(Rows from a dataset of charts and code)

━━━━

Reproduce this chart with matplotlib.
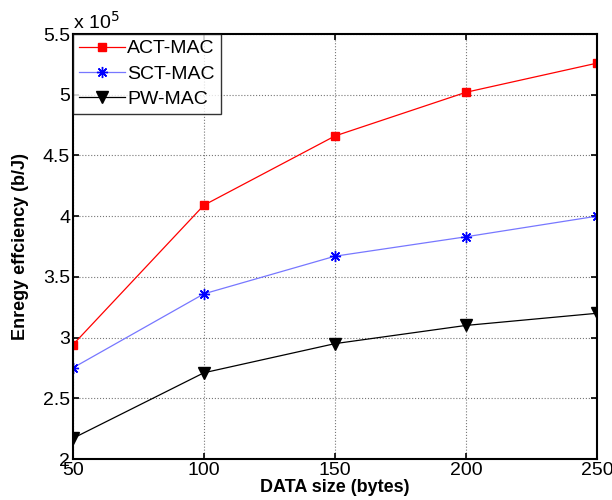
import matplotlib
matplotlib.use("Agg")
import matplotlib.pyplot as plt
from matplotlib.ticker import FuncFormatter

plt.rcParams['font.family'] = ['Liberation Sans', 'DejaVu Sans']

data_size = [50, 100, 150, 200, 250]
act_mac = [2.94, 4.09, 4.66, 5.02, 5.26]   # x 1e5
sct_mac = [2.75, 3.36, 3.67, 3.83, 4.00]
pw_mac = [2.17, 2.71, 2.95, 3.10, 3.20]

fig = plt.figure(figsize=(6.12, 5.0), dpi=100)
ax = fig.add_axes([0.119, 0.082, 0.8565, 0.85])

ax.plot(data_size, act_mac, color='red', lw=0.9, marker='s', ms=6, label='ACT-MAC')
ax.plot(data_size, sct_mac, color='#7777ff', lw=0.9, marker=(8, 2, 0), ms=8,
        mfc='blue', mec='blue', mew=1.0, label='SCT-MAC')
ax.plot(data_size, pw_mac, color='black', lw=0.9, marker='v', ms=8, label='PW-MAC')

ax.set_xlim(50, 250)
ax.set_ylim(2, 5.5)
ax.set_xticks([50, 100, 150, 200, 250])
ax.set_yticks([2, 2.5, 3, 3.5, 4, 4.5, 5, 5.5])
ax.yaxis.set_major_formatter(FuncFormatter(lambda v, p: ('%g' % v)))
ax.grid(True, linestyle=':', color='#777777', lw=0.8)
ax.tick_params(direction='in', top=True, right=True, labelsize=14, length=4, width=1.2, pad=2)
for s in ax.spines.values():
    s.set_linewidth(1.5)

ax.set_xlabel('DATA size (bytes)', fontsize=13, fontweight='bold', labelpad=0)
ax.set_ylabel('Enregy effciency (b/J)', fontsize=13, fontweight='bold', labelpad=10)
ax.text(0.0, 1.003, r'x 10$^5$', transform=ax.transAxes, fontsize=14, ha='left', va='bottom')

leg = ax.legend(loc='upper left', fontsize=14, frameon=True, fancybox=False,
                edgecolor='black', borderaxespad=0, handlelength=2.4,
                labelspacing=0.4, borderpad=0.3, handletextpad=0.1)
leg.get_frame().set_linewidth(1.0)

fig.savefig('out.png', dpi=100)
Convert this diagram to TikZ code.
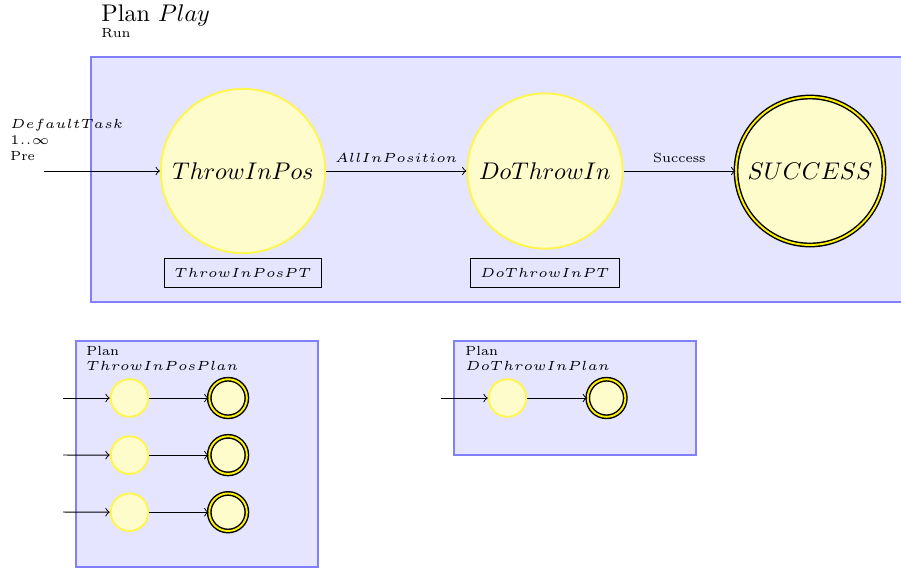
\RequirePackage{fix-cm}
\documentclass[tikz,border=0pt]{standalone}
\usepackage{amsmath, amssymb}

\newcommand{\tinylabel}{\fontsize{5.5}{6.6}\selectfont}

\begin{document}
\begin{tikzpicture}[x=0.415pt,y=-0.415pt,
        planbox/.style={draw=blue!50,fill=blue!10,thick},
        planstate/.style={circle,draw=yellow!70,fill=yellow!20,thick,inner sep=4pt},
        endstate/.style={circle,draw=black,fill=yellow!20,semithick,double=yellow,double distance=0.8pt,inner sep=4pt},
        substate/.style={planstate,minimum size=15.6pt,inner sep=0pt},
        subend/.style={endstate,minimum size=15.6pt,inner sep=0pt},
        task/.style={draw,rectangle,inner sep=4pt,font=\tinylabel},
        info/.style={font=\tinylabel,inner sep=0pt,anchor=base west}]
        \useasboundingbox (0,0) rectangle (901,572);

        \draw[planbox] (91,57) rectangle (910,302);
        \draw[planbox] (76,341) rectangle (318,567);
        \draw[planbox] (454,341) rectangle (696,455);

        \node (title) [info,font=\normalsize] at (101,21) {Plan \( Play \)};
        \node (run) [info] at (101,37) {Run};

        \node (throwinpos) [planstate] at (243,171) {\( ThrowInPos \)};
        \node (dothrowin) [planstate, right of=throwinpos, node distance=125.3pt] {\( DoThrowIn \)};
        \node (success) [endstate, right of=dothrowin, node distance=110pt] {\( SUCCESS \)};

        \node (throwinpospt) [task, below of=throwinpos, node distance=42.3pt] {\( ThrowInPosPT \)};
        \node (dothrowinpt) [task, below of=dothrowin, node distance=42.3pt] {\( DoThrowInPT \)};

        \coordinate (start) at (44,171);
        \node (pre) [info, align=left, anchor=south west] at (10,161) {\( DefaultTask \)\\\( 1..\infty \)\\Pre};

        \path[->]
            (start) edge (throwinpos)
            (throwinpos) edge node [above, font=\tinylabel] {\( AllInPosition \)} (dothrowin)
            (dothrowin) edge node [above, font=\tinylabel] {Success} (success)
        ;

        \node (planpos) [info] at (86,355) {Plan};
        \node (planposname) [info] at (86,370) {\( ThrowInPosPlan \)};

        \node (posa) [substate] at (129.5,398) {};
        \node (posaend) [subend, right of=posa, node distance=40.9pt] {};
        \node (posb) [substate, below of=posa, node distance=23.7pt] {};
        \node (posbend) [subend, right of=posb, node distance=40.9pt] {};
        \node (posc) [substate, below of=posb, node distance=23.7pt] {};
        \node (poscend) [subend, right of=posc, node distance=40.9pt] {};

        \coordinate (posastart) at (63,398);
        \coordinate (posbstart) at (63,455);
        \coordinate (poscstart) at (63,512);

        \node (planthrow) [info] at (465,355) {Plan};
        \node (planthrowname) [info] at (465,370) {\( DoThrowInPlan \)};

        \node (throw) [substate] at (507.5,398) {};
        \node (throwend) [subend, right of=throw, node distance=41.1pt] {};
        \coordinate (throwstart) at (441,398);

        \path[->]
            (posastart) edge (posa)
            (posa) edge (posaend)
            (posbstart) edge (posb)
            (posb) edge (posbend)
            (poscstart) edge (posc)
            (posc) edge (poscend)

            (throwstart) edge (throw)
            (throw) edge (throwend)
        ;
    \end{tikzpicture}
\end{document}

━━━━

» **What you should do**
Track down the lines that include the word "this" and copy them.

» **Reply**
Reproduce this chart with matplotlib.
Convert this diagram to TikZ code.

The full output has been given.